The TL;DR review: "There's a lot to take into consideration here. First, we're looking at a lot of all new technology and some impressive capabilities that heretofore haven't been seen. Not only does it pack more power and new features, but it manages to do so in an even smaller package than we're used to, and at a decent price point, to boot. On the one hand, a starting price of $500 seems like a weakness... until you consider that a 32GB Galaxy Tab 10.1 costs $600 despite no longer having the lead in sex appeal, and being blown out of the water on the hardware front. Then again, a lack of a $400 16GB model could put the Prime above what some people can afford, and that's unfortunate, because it's quite the tablet on its own - throw the $150 dock into the equation, and you've got a hell of a device on your hands."
Transformer Pad Infinity (TF700)
- Despite being just slightly thicker and heavier than the Prime, it actually feels better in-hand, and to hold for extended periods.
- Beautiful, crisp screen. Best black levels and viewing angles of the bunch.
- The best performance of the 3, and likely on the market today.
- Great GPS and WiFi performance.
- As with the Prime, the aluminum build inspires confidence.
TF201 left, TF700 right.
You should buy if: you want the best 10" tablet available.

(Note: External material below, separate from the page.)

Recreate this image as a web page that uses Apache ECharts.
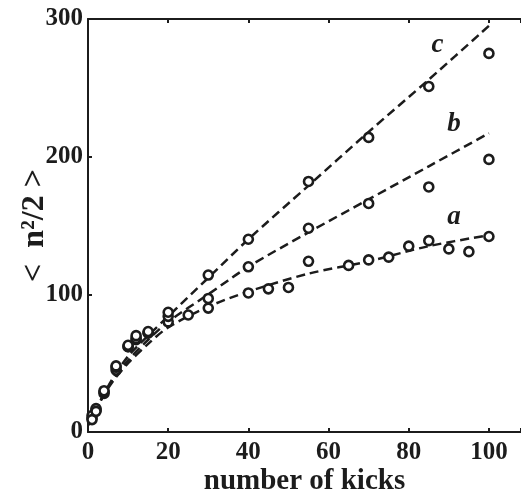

The TL;DR review: "If you're considering purchasing an Android tablet today, it's a crowded - but finally mature - market. Even looking only at Asus, the company will be offering the TF700, TF201 (slotting below the 700 once it's up to speed), and TF300 (lowest rung), and that's without mentioning the LTE/S4 variant(s). If you're a consumer, it's a great market to be in. And if you can afford to spring for the Infinity, it's a great device that's got the power, screen, build, and dimensions to make sure it stays competitive for the near future."
For All Three
- ASUS has shown some serious dedication to getting both Android and maintenance updates out the door quickly. And although they make their flagship devices the priority, they don't neglect older ones.
- NVIDIA pushes their Tegra platform hard, and it shows in THD games. They always have included visual punch, and sometimes hit the market first or include additional content.
- All three choices are very close in terms of power and features, yet span a range of prices and features. At both ends of the spectrum you have great choices.
- MicroSD slots on all 3, and SD slots on all 3 docks.
- The speaker is on the back of all three. I'd much rather have it on the bottom. Or top. Or sides. Or front. Or include a little bluetooth speaker. Or literally anywhere but the opposite side of the device as my ears, pointing the wrong way.
- This only applies to those who would buy and use the dock, but the trackpad doesn't have palm recognition. Typing up an email and accidentally brush the touchpad? Best case scenario, you just moved the cursor and started typing somewhere else without realizing it. Worst case scenario, you just sent a partially-completed email (that ends mid-sentence and probably mid-word) without even proofreading the part you did send. I've had all four Transformers now, and I've had to leave the trackpad permanently off for all 4.
- Spotty light bleed around the edges. Granted, it's only noticeable when the image is dark, but it's been a problem with all four.
- Price. With the $200 Nexus 7 - an official Google device - right around the corner, these tablets have become a much harder sell basically overnight. They offer a more premium experience in terms of size (10" is much better for watching movies/TV/etc.) and a little more power, and offer a sleeker package, but is that worth a $200-400 premium?
I ran three benchmarks: Smartbench 2012, Quadrant, and GLBenchmark 2.1 (Egypt, offscreen). In Smartbench, you'll notice that the gaming scores are lower on the Infinity - obviously, due to the fact that it has more than twice as many pixels. Otherwise, the Infinity clearly dominated every single benchmark (including GLBenchmark, since running the offscreen test eliminates screen resolution as a factor).
Since a few people vented to me that digitizer performance was sorely underappreciated in tablets, I ran a simple "test" using Sketchbook Mobile and a capacitive stylus: draw an X from corner to corner, write the name of the tablet, and maybe doodle a little. The results more or less speak for themselves, but in a nutshell: Prime is crap, TF300 is good, and TF700 is fantastic.
It's a great time to be in the 10" Android tablet market. Even the cheapest tablet here - the TF300 - offers the bulk of the premium Android tablet experience. Scale up to the pricier TF700, and you have even more power and a much higher-resolution screen.
No matter what end of the spectrum you look at, the Android tablets are sittin' pretty.